Characters also earn points to further abilities when they level up or defeat a foe. These are equipable and have higher variations when a character’s star level goes up. They range from a better weapon for more damage to abilities that trigger after so many turns or when something specific happens or passive abilities to itself or allies around them. It’s pretty neat as it’s different, but it’s a lighter alternative to the main games where you equip weapons or other items.
Like many games in this mobile genre, there’s a stamina gauge that ticks away with each battle. Of course you’re locked out of continuing when it’s depleted. The beginning has little problem as each battle only uses a couple points of the 50-point meter. Later on each fight costs you 19 or so means you can only play for a little bit. After playing regularly since launch, I’ve been still yearning to play once I’m cut off, but not enough to spend orbs to refill the bar. I did spend all my platinum coins on My Nintendo to get items in it though.

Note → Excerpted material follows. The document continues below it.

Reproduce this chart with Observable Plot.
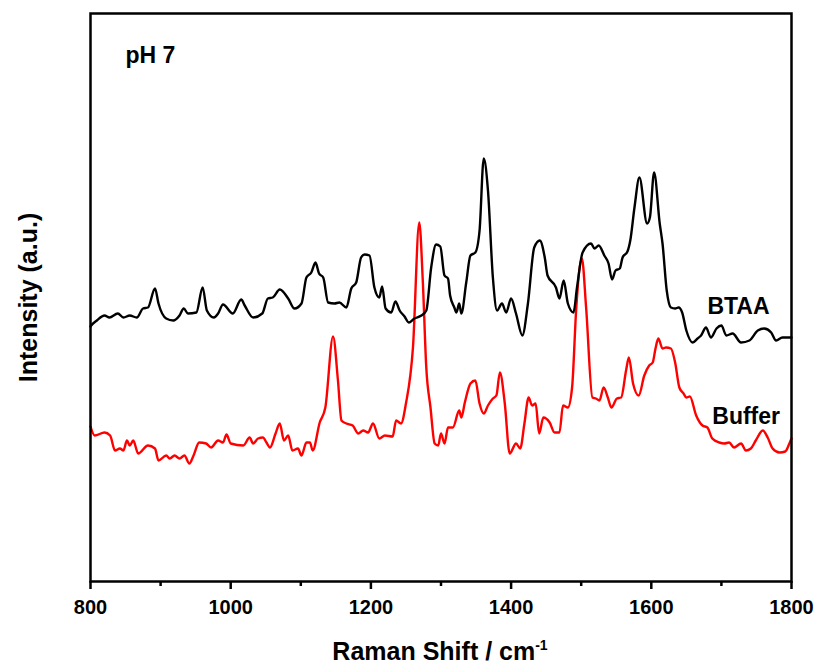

The maps being much smaller are great for the shorter play sessions. The developers however designed the maps to have a ton of bottlenecks to restrict your team. I get if some do it, but a vast majority of them has these tight squeezes. You have to arrange your team in a line time and time again. Also, some enemies won’t move unless you get within their area of attack. Stalling them into those bottlenecks for your own advantage is a crapshoot.

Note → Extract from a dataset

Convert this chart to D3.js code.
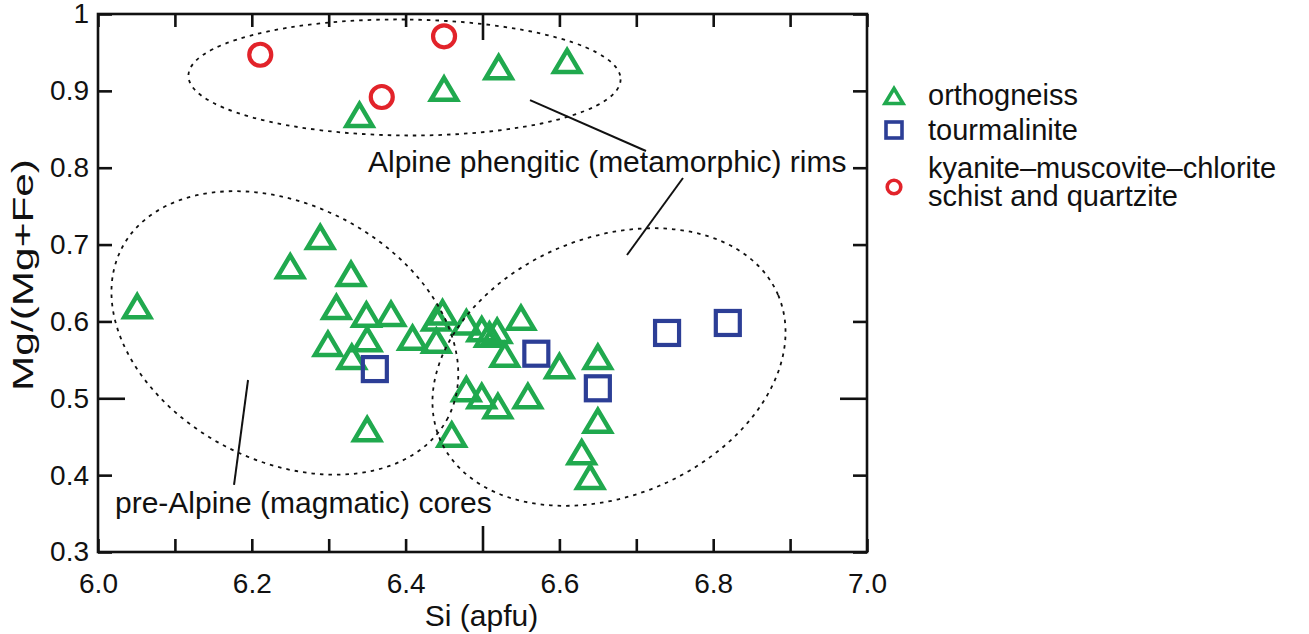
<!DOCTYPE html>
<html>
<head>
<meta charset="utf-8">
<script src="https://cdn.jsdelivr.net/npm/d3@7"></script>
<style>
body { margin: 0; background: #fff; }
text { font-family: "Liberation Sans", Arial, Helvetica, sans-serif; fill: #111; }
</style>
</head>
<body>
<script>
// orthogneiss (green triangles)
var orthoSi = [6.340, 6.450, 6.521, 6.610,
	6.051, 6.289, 6.250, 6.329, 6.310, 6.349, 6.381, 6.299, 6.350, 6.330, 6.409, 6.440, 6.440, 6.448, 6.350,
	6.479, 6.499, 6.509, 6.519, 6.550, 6.529, 6.600, 6.650, 6.479, 6.499, 6.520, 6.559, 6.460, 6.650, 6.629, 6.640];
var orthoMg = [0.870, 0.904, 0.932, 0.940,
	0.621, 0.711, 0.673, 0.663, 0.620, 0.610, 0.611, 0.572, 0.578, 0.555, 0.580, 0.576, 0.605, 0.613, 0.461,
	0.600, 0.591, 0.584, 0.589, 0.606, 0.558, 0.543, 0.555, 0.513, 0.504, 0.491, 0.504, 0.454, 0.472, 0.431, 0.399];

// tourmalinite (blue squares)
var tourSi = [6.360, 6.570, 6.650, 6.740, 6.819];
var tourMg = [0.538, 0.558, 0.513, 0.585, 0.598];

// kyanite-muscovite-chlorite schist and quartzite (red circles)
var kyaSi = [6.211, 6.450, 6.369];
var kyaMg = [0.947, 0.971, 0.892];

var xTicks = [6.0, 6.1, 6.2, 6.3, 6.4, 6.5, 6.6, 6.7, 6.8, 6.9, 7.0];
var xLabels = ["6.0", "", "6.2", "", "6.4", "", "6.6", "", "6.8", "", "7.0"];
var yTicks = [0.3, 0.4, 0.5, 0.6, 0.7, 0.8, 0.9, 1.0];
var yLabels = ["0.3", "0.4", "0.5", "0.6", "0.7", "0.8", "0.9", "1"];

var legendNames = [["orthogneiss"], ["tourmalinite"], ["kyanite\u2013muscovite\u2013chlorite", "schist and quartzite"]];

// dashed field outlines: centre (Si, Mg#), half axes in Si units, rotation in degrees
var fieldCx = [6.3986, 6.243, 6.6645];
var fieldCy = [0.9174, 0.585, 0.5407];
var fieldRx = [0.281, 0.239, 0.239];
var fieldRy = [0.0754, 0.1665, 0.1678];
var fieldAngle = [0.5, 27.5, -23];

var colGreen = "#20a94e", colBlue = "#2c3e96", colRed = "#e2232a";

var margin = {top: 14, right: 442, bottom: 82, left: 98},
	width = 1309 - margin.left - margin.right,
	height = 634 - margin.top - margin.bottom;

var x = d3.scaleLinear().domain([6, 7]).range([0, width]);
var y = d3.scaleLinear().domain([0.3, 1]).range([height, 0]);

var svg = d3.select("body").append("svg")
	.attr("width", 1309)
	.attr("height", 634)
  .append("g")
	.attr("transform", "translate(" + margin.left + "," + margin.top + ")");

function isMid(v, m) { return Math.abs(v - m) < 1e-6; }

// axes, ticks pointing inwards on all four sides
var xAxis = d3.axisBottom(x).tickValues(xTicks).tickSizeInner(-13).tickSizeOuter(0)
	.tickPadding(21).tickFormat(function(d, i) { return xLabels[i]; });
var xTop = d3.axisTop(x).tickValues(xTicks).tickSizeInner(-13).tickSizeOuter(0).tickFormat("");
var yAxis = d3.axisLeft(y).tickValues(yTicks).tickSizeInner(-13).tickSizeOuter(0)
	.tickPadding(9).tickFormat(function(d, i) { return yLabels[i]; });
var yRight = d3.axisRight(y).tickValues(yTicks).tickSizeInner(-13).tickSizeOuter(0).tickFormat("");

var gx = svg.append("g").attr("transform", "translate(0," + height + ")").call(xAxis);
gx.selectAll(".tick line").attr("y2", function(d) { return isMid(d, 6.5) ? -26 : -13; });
var gxt = svg.append("g").call(xTop);
gxt.selectAll(".tick line").attr("y2", function(d) { return isMid(d, 6.5) ? 26 : 13; });
var gy = svg.append("g").call(yAxis);
gy.selectAll(".tick line").attr("x2", function(d) { return isMid(d, 0.5) ? 27 : 14; });
var gyr = svg.append("g").attr("transform", "translate(" + width + ",0)").call(yRight);
gyr.selectAll(".tick line").attr("x2", function(d) { return isMid(d, 0.5) ? -27 : -14; });

svg.selectAll(".domain").remove();
svg.selectAll(".tick line").style("stroke", "#111").style("stroke-width", 2.6);
svg.selectAll(".tick text").style("font-size", "28px").style("fill", "#111");

svg.append("rect")
	.attr("x", 0).attr("y", 0)
	.attr("width", width).attr("height", height)
	.style("fill", "none").style("stroke", "#111").style("stroke-width", 2.6);

svg.append("text")
	.attr("x", width / 2 - 1)
	.attr("y", height + 74)
	.attr("text-anchor", "middle")
	.style("font-size", "30px")
	.text("Si (apfu)");

svg.append("text")
	.attr("transform", "translate(" + (-65) + "," + (height / 2 - 8) + ") rotate(-90)")
	.attr("text-anchor", "middle")
	.attr("textLength", 232)
	.attr("lengthAdjust", "spacingAndGlyphs")
	.style("font-size", "29px")
	.text("Mg/(Mg+Fe)");

// markers
function triPath(w, h) {
	return "M0," + (-h / 2 + 1) + "L" + (w / 2) + "," + (h / 2 + 1) + "L" + (-w / 2) + "," + (h / 2 + 1) + "Z";
}

svg.selectAll(".ortho")
	.data(orthoSi)
	.enter().append("path")
	.attr("class", "ortho")
	.attr("d", triPath(26, 22))
	.attr("transform", function(d, i) { return "translate(" + x(d) + "," + y(orthoMg[i]) + ")"; })
	.style("fill", "none").style("stroke", colGreen).style("stroke-width", 4.5);

svg.selectAll(".tour")
	.data(tourSi)
	.enter().append("rect")
	.attr("class", "tour")
	.attr("x", function(d) { return x(d) - 12; })
	.attr("y", function(d, i) { return y(tourMg[i]) - 12; })
	.attr("width", 24).attr("height", 24)
	.style("fill", "none").style("stroke", colBlue).style("stroke-width", 4.2);

svg.selectAll(".kya")
	.data(kyaSi)
	.enter().append("circle")
	.attr("class", "kya")
	.attr("cx", function(d) { return x(d); })
	.attr("cy", function(d, i) { return y(kyaMg[i]); })
	.attr("r", 11)
	.style("fill", "none").style("stroke", colRed).style("stroke-width", 4.2);

// dashed fields
svg.selectAll(".field")
	.data(fieldCx)
	.enter().append("ellipse")
	.attr("class", "field")
	.attr("transform", function(d, i) { return "translate(" + x(d) + "," + y(fieldCy[i]) + ") rotate(" + fieldAngle[i] + ")"; })
	.attr("rx", function(d, i) { return x(6 + fieldRx[i]) - x(6); })
	.attr("ry", function(d, i) { return x(6 + fieldRy[i]) - x(6); })
	.style("fill", "none").style("stroke", "#111").style("stroke-width", 1.8)
	.style("stroke-dasharray", "3.5,5");

// leader lines and field labels
var leadX1 = [6.5618, 6.7607, 6.1951], leadY1 = [0.888, 0.7866, 0.5238];
var leadX2 = [6.7126, 6.6879, 6.1769], leadY2 = [0.8217, 0.6864, 0.3872];
svg.selectAll(".lead")
	.data(leadX1)
	.enter().append("line")
	.attr("class", "lead")
	.attr("x1", function(d) { return x(d); })
	.attr("y1", function(d, i) { return y(leadY1[i]); })
	.attr("x2", function(d, i) { return x(leadX2[i]); })
	.attr("y2", function(d, i) { return y(leadY2[i]); })
	.style("stroke", "#111").style("stroke-width", 2);

svg.append("text")
	.attr("x", x(6.3511)).attr("y", y(0.7944))
	.style("font-size", "30px")
	.text("Alpine phengitic (metamorphic) rims");

svg.append("text")
	.attr("x", x(6.0221)).attr("y", y(0.3507))
	.style("font-size", "30px")
	.text("pre-Alpine (magmatic) cores");

// legend
var legend = d3.select("svg").append("g").attr("transform", "translate(894,0)");
var legY = [95, 130, 187];

legend.append("path").attr("d", triPath(18, 15))
	.attr("transform", "translate(0," + legY[0] + ")")
	.style("fill", "none").style("stroke", colGreen).style("stroke-width", 3.6);
legend.append("rect").attr("x", -8).attr("y", legY[1] - 8).attr("width", 16).attr("height", 16)
	.style("fill", "none").style("stroke", colBlue).style("stroke-width", 3.6);
legend.append("circle").attr("cx", 0).attr("cy", legY[2]).attr("r", 6.8)
	.style("fill", "none").style("stroke", colRed).style("stroke-width", 3.6);

var legBase = [[105], [140], [178, 206]];
legendNames.forEach(function(lines, i) {
	lines.forEach(function(s, j) {
		legend.append("text")
			.attr("x", 34).attr("y", legBase[i][j])
			.style("font-size", "29px")
			.text(s);
	});
});
</script>
</body>
</html>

There’s kinda of a story going on in
Fire Emblem Heroes. You're a commander for these two royal siblings of Zenith. You need to summon heroes from other
Fire Emblem worlds in order to snap the ones out of brainwashing from this dull magical girl named Veronica. There are story-based prologues to do, but they aren’t available yet as of this writing. Other than the story, you can fight random players’ teams online to up a ranking. There's also grinding in the training area or of the daily/weekly/monthly special battles. Honestly once you do the story at all difficulties, you’re only grinding, summoning and doing the chores within the game. Hopefully they add stuff soon to not bore the core audience, who’s probably filling their tactics itch before
Fire Emblem Echoes launches in May.
Fire Emblem Heroes does the job it was created to do. It’s a fun little strategy RPG in itself, it’s captivating when summoning characters. The game really makes me wish I had
Fire Emblem Echoes here now. It also adds something unique to the crowded mobile gacha market. Fans of the genre however may feel it’s lighter than others due to it being a younger game. Like any other mobile game, this is a review based on the version that launched day one. The game should evolve throughout it's life, so while it’s a bit light on content, that is hopefully changing. Hopefully
Heroes inspires players who have never played
Fire Emblem to try out the main installments, because it makes a good introduction.
Pros
- Fun adaptation on mobile
- Production value is higher than most in this genre, and feels very Fire Emblem-like
- Gacha mechanics help players who are not cracking good characters
- Addicting to play at first, and it allows you to have fun too
- Getting orbs at first is easy
Cons
- No crit/miss in battles
- Can't turn off tap controls for click/drag players, causing accidental moves
- Story is weak
- Stamina bar is too low later in game
- Takes too much to level characters, might as well wait to get better versions instead
- Though slightly cheaper than competitors, microtransactions don't feel cheap ($13 for 5 summons?)